Two important writers have been added to the Rue Morgue Press reprint list ($14.95 each): John Dickson Carr with two classic locked-room puzzles from his peak year of 1938, The Crooked Hinge and The Judas Window, the latter written as Carter Dickson; and Colin Watson with the 1958 debut of his comic Flaxborough series, Coffin, Scarcely Used. As usual, publishers Tom and Enid Schantz provide informative introductions.

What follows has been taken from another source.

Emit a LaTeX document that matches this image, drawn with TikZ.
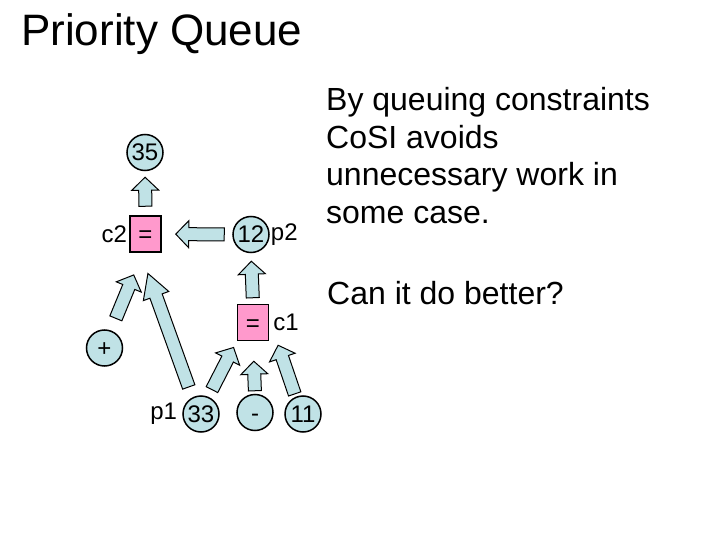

Shepard Rifkin’s excellent 1970 civil rights-era novel, The Murderer Vine ($6.99) is the latest in Hard Case Crime’s distinguished reprint line... In honor of Ian Fleming’s centenary, Penguin has all 14 James Bond books (twelve novels and two collections) in print in handsome trade paper editions. A rereading of the 1959 classic Goldfinger ($14) shows how good 007’s creator could be at his best.